Professor Robert I. Sutton is now known to many as ‘the Asshole Guy’, having given us ‘The No Asshole Rule’, followed by ‘The Asshole Survival Guide’. So if the A-word is too strong for you, look away – and miss out. I like a book that doesn’t mince its words. It’s also good if there’s robust evidence to back up the points being made. And books that make me laugh out loud earn my affection and admiration. ‘The Asshole Survival Guide’ does all three.
Why ‘Assholes’? Focussing on the workplace, Prof Sutton lays out the damage that bullies, backstabbers and jerks cause. From absence and illness, through low engagement and poor productivity, to dangerously poor performance (such as medics mis-diagnosing) – Assholes have a Kryptonite-like effect on those around them. Worse, Assholism is contagious.
Starting with the Asshole Assessment, ‘How bad is it?’, the prof poses six diagnostic questions to help the reader assess their situation and appreciate the difference between ‘temporary’ and ‘certified’ Assholes. He also issues his ‘bias-busting mantra’: “Be slow to label others as assholes, be quick to label yourself as one.” Having given fair warning, the author then outlines survival strategies.
‘Make a clean getaway’ may be the best choice, whether the jerks are face-to-face or online. Yet we often suffer ‘Asshole blindness’, tell ourselves ‘lies’ and tolerate the bad behaviour. Prof Sutton helps us identify assholes ahead with ‘detection tips’ – my favourite being ‘all transmission and no reception’.
We can reduce our risk of over-exposure using ‘Asshole Avoidance Techniques’. Some of these are more prosaic, such as moving further away from the asshole and having a ‘backstage’ space where colleagues can commiserate.
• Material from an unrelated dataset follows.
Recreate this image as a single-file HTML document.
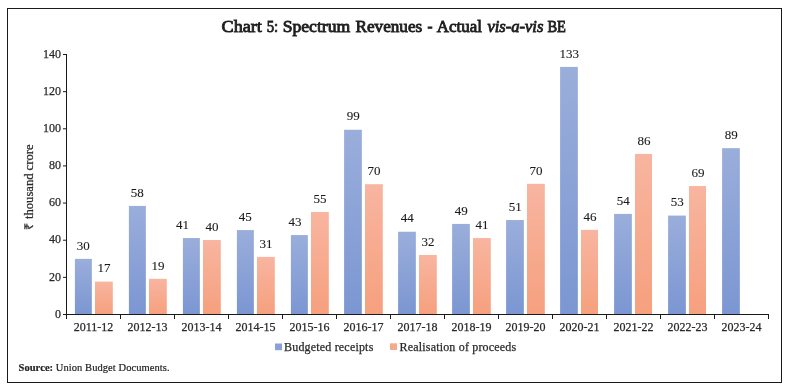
<!DOCTYPE html><html><head><meta charset="utf-8"><style>
html,body{margin:0;padding:0;background:#fff;width:788px;height:389px;overflow:hidden}
svg{display:block;will-change:transform}
text{font-family:"Liberation Serif", serif;}
.s{stroke:#2a2a2a;stroke-width:0.25px;fill:#2a2a2a}
.d{stroke:#1a1a1a;stroke-width:0.1px;fill:#1a1a1a}
</style></head><body>
<svg width="788" height="389" viewBox="0 0 788 389">
<defs>
<linearGradient id="gb" x1="0" y1="0" x2="0" y2="1">
<stop offset="0" stop-color="#9aaedb"/><stop offset="1" stop-color="#7b96d2"/>
</linearGradient>
<linearGradient id="go" x1="0" y1="0" x2="0" y2="1">
<stop offset="0" stop-color="#f8b5a0"/><stop offset="1" stop-color="#f6a07e"/>
</linearGradient>
</defs>
<rect x="0" y="0" width="788" height="389" fill="#fff"/>
<rect x="7.5" y="8.5" width="774" height="374" fill="none" stroke="#1a1a1a" stroke-width="1"/>

<text x="221.6" y="31.6" font-size="16.5" fill="#1f1f1f" stroke="#1f1f1f" stroke-width="0.85" lengthAdjust="spacingAndGlyphs" textLength="40.2">Chart</text>
<text x="266.7" y="31.6" font-size="16.5" fill="#1f1f1f" stroke="#1f1f1f" stroke-width="0.85" lengthAdjust="spacingAndGlyphs" textLength="11.5">5:</text>
<text x="282.7" y="31.6" font-size="16.5" fill="#1f1f1f" stroke="#1f1f1f" stroke-width="0.85" lengthAdjust="spacingAndGlyphs" textLength="67.5">Spectrum</text>
<text x="355.5" y="31.6" font-size="16.5" fill="#1f1f1f" stroke="#1f1f1f" stroke-width="0.85" lengthAdjust="spacingAndGlyphs" textLength="66.7">Revenues</text>
<text x="427.5" y="31.6" font-size="16.5" fill="#1f1f1f" stroke="#1f1f1f" stroke-width="0.85" lengthAdjust="spacingAndGlyphs" textLength="5.0">-</text>
<text x="436.8" y="31.6" font-size="16.5" fill="#1f1f1f" stroke="#1f1f1f" stroke-width="0.85" lengthAdjust="spacingAndGlyphs" textLength="45.1">Actual</text>
<text x="487.4" y="31.6" font-size="16.5" fill="#1f1f1f" stroke="#1f1f1f" stroke-width="0.85" lengthAdjust="spacingAndGlyphs" font-style="italic" textLength="56.0">vis-a-vis</text>
<text x="547.4" y="31.6" font-size="16.5" fill="#1f1f1f" stroke="#1f1f1f" stroke-width="0.85" lengthAdjust="spacingAndGlyphs" textLength="18.5">BE</text>
<path d="M66.5 54 V319 M66 314.5 H769 M768.5 314 V319" stroke="#1a1a1a" stroke-width="1" fill="none"/>
<path d="M63 314.50 H66.5" stroke="#1a1a1a" stroke-width="1"/>
<text x="61" y="317.70" font-size="12" class="s" text-anchor="end">0</text>
<path d="M63 277.36 H66.5" stroke="#1a1a1a" stroke-width="1"/>
<text x="61" y="280.56" font-size="12" class="s" text-anchor="end">20</text>
<path d="M63 240.21 H66.5" stroke="#1a1a1a" stroke-width="1"/>
<text x="61" y="243.41" font-size="12" class="s" text-anchor="end">40</text>
<path d="M63 203.07 H66.5" stroke="#1a1a1a" stroke-width="1"/>
<text x="61" y="206.27" font-size="12" class="s" text-anchor="end">60</text>
<path d="M63 165.93 H66.5" stroke="#1a1a1a" stroke-width="1"/>
<text x="61" y="169.13" font-size="12" class="s" text-anchor="end">80</text>
<path d="M63 128.79 H66.5" stroke="#1a1a1a" stroke-width="1"/>
<text x="61" y="131.99" font-size="12" class="s" text-anchor="end">100</text>
<path d="M63 91.64 H66.5" stroke="#1a1a1a" stroke-width="1"/>
<text x="61" y="94.84" font-size="12" class="s" text-anchor="end">120</text>
<path d="M63 54.50 H66.5" stroke="#1a1a1a" stroke-width="1"/>
<text x="61" y="57.70" font-size="12" class="s" text-anchor="end">140</text>
<path d="M120.5 314 V319" stroke="#1a1a1a" stroke-width="1"/>
<path d="M174.5 314 V319" stroke="#1a1a1a" stroke-width="1"/>
<path d="M228.5 314 V319" stroke="#1a1a1a" stroke-width="1"/>
<path d="M282.5 314 V319" stroke="#1a1a1a" stroke-width="1"/>
<path d="M336.5 314 V319" stroke="#1a1a1a" stroke-width="1"/>
<path d="M390.5 314 V319" stroke="#1a1a1a" stroke-width="1"/>
<path d="M444.5 314 V319" stroke="#1a1a1a" stroke-width="1"/>
<path d="M498.5 314 V319" stroke="#1a1a1a" stroke-width="1"/>
<path d="M552.5 314 V319" stroke="#1a1a1a" stroke-width="1"/>
<path d="M606.5 314 V319" stroke="#1a1a1a" stroke-width="1"/>
<path d="M660.5 314 V319" stroke="#1a1a1a" stroke-width="1"/>
<path d="M714.5 314 V319" stroke="#1a1a1a" stroke-width="1"/>
<rect x="74.90" y="258.84" width="16.95" height="55.16" fill="url(#gb)"/>
<text x="83.20" y="249.56" font-size="13" class="d" text-anchor="middle">30</text>
<rect x="95.00" y="281.59" width="17.80" height="32.41" fill="url(#go)"/>
<text x="103.95" y="272.31" font-size="13" class="d" text-anchor="middle">17</text>
<text x="93.50" y="331" font-size="12" class="s" text-anchor="middle">2011-12</text>
<rect x="128.90" y="205.91" width="16.95" height="108.09" fill="url(#gb)"/>
<text x="137.20" y="196.63" font-size="13" class="d" text-anchor="middle">58</text>
<rect x="149.00" y="278.81" width="17.80" height="35.19" fill="url(#go)"/>
<text x="157.95" y="269.52" font-size="13" class="d" text-anchor="middle">19</text>
<text x="147.50" y="331" font-size="12" class="s" text-anchor="middle">2012-13</text>
<rect x="182.90" y="238.04" width="16.95" height="75.96" fill="url(#gb)"/>
<text x="182.40" y="228.76" font-size="13" class="d" text-anchor="middle">41</text>
<rect x="203.00" y="239.99" width="17.80" height="74.01" fill="url(#go)"/>
<text x="211.95" y="230.71" font-size="13" class="d" text-anchor="middle">40</text>
<text x="201.50" y="331" font-size="12" class="s" text-anchor="middle">2013-14</text>
<rect x="236.90" y="230.06" width="16.95" height="83.94" fill="url(#gb)"/>
<text x="245.20" y="220.77" font-size="13" class="d" text-anchor="middle">45</text>
<rect x="257.00" y="256.89" width="17.80" height="57.11" fill="url(#go)"/>
<text x="265.95" y="247.61" font-size="13" class="d" text-anchor="middle">31</text>
<text x="255.50" y="331" font-size="12" class="s" text-anchor="middle">2014-15</text>
<rect x="290.90" y="235.07" width="16.95" height="78.93" fill="url(#gb)"/>
<text x="295.00" y="225.79" font-size="13" class="d" text-anchor="middle">43</text>
<rect x="311.00" y="212.04" width="17.80" height="101.96" fill="url(#go)"/>
<text x="319.95" y="202.76" font-size="13" class="d" text-anchor="middle">55</text>
<text x="309.50" y="331" font-size="12" class="s" text-anchor="middle">2015-16</text>
<rect x="344.10" y="129.77" width="17.75" height="184.23" fill="url(#gb)"/>
<text x="353.20" y="120.49" font-size="13" class="d" text-anchor="middle">99</text>
<rect x="365.00" y="184.19" width="17.80" height="129.81" fill="url(#go)"/>
<text x="373.95" y="174.90" font-size="13" class="d" text-anchor="middle">70</text>
<text x="363.50" y="331" font-size="12" class="s" text-anchor="middle">2016-17</text>
<rect x="398.10" y="231.73" width="17.75" height="82.27" fill="url(#gb)"/>
<text x="407.20" y="222.44" font-size="13" class="d" text-anchor="middle">44</text>
<rect x="419.00" y="254.94" width="17.80" height="59.06" fill="url(#go)"/>
<text x="427.95" y="245.66" font-size="13" class="d" text-anchor="middle">32</text>
<text x="417.50" y="331" font-size="12" class="s" text-anchor="middle">2017-18</text>
<rect x="452.10" y="223.93" width="17.75" height="90.07" fill="url(#gb)"/>
<text x="461.20" y="214.64" font-size="13" class="d" text-anchor="middle">49</text>
<rect x="473.00" y="238.04" width="17.80" height="75.96" fill="url(#go)"/>
<text x="481.95" y="228.76" font-size="13" class="d" text-anchor="middle">41</text>
<text x="471.50" y="331" font-size="12" class="s" text-anchor="middle">2018-19</text>
<rect x="506.10" y="220.03" width="17.75" height="93.97" fill="url(#gb)"/>
<text x="515.20" y="210.74" font-size="13" class="d" text-anchor="middle">51</text>
<rect x="527.00" y="183.81" width="17.80" height="130.19" fill="url(#go)"/>
<text x="535.95" y="174.53" font-size="13" class="d" text-anchor="middle">70</text>
<text x="525.50" y="331" font-size="12" class="s" text-anchor="middle">2019-20</text>
<rect x="560.10" y="66.91" width="17.75" height="247.09" fill="url(#gb)"/>
<text x="569.20" y="57.62" font-size="13" class="d" text-anchor="middle">133</text>
<rect x="581.00" y="229.87" width="17.00" height="84.13" fill="url(#go)"/>
<text x="589.95" y="220.59" font-size="13" class="d" text-anchor="middle">46</text>
<text x="579.50" y="331" font-size="12" class="s" text-anchor="middle">2020-21</text>
<rect x="614.10" y="213.90" width="17.75" height="100.10" fill="url(#gb)"/>
<text x="623.20" y="204.62" font-size="13" class="d" text-anchor="middle">54</text>
<rect x="635.00" y="153.91" width="17.00" height="160.09" fill="url(#go)"/>
<text x="643.95" y="144.63" font-size="13" class="d" text-anchor="middle">86</text>
<text x="633.50" y="331" font-size="12" class="s" text-anchor="middle">2021-22</text>
<rect x="668.10" y="215.57" width="17.75" height="98.43" fill="url(#gb)"/>
<text x="677.20" y="206.29" font-size="13" class="d" text-anchor="middle">53</text>
<rect x="689.00" y="186.04" width="17.00" height="127.96" fill="url(#go)"/>
<text x="697.95" y="176.76" font-size="13" class="d" text-anchor="middle">69</text>
<text x="687.50" y="331" font-size="12" class="s" text-anchor="middle">2022-23</text>
<rect x="722.10" y="148.16" width="17.75" height="165.84" fill="url(#gb)"/>
<text x="731.20" y="138.87" font-size="13" class="d" text-anchor="middle">89</text>
<text x="741.50" y="331" font-size="12" class="s" text-anchor="middle">2023-24</text>
<text transform="translate(33.4 187) rotate(-90)" font-size="12" class="s" text-anchor="middle" textLength="85" lengthAdjust="spacingAndGlyphs">₹ thousand crore</text>
<rect x="275" y="343.5" width="7" height="6.7" fill="#8ba0d6"/>
<text x="284" y="350.6" font-size="12" class="s" textLength="89.3" lengthAdjust="spacing">Budgeted receipts</text>
<rect x="390" y="343.3" width="7" height="6.7" fill="#f5aa8d"/>
<text x="399.6" y="350.6" font-size="12" class="s" textLength="116.5" lengthAdjust="spacing">Realisation of proceeds</text>
<text x="18.5" y="371.1" font-size="10.5" fill="#1f1f1f" stroke="#1f1f1f" stroke-width="0.2" textLength="151" lengthAdjust="spacing"><tspan font-weight="bold">Source:</tspan> Union Budget Documents.</text>
</svg></body></html>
The ‘early warning system’ may be familiar to readers; for me the visual ‘asshole alert’ used by border staff shown on page 90 was worth the purchase price alone.
But Prof Sutton isn’t just playing for laughs here: with ‘Mind Tricks That Protect Your Soul’ he outlines sound Cognitive Behaviourial Therapy (CBT) techniques that can help salvage self-respect in the face of sustained assholery. ‘Down-playing the threat’ is one approach; I particularly like the ‘Look back from the future’ technique (and have used it in various tough situations); and different ways to ‘tune-out’ can be tried. The chapter on ‘Fighting Back’ includes the unlikely tactic of ‘love-bombing’, but importantly gives warnings about the wrong ways to take on assholes.
Finally, the author reminds us to be sure we’re part of the solution – not the problem – when it comes to surviving assholes at work. Like the rest of this book, the advice is practical with clear steps and artful strategies, dispensed with a wide range of thorough research and everyday examples – from cabin crew to coffee shop staff, presidents to bus drivers. All delivered with great wisdom and warmth.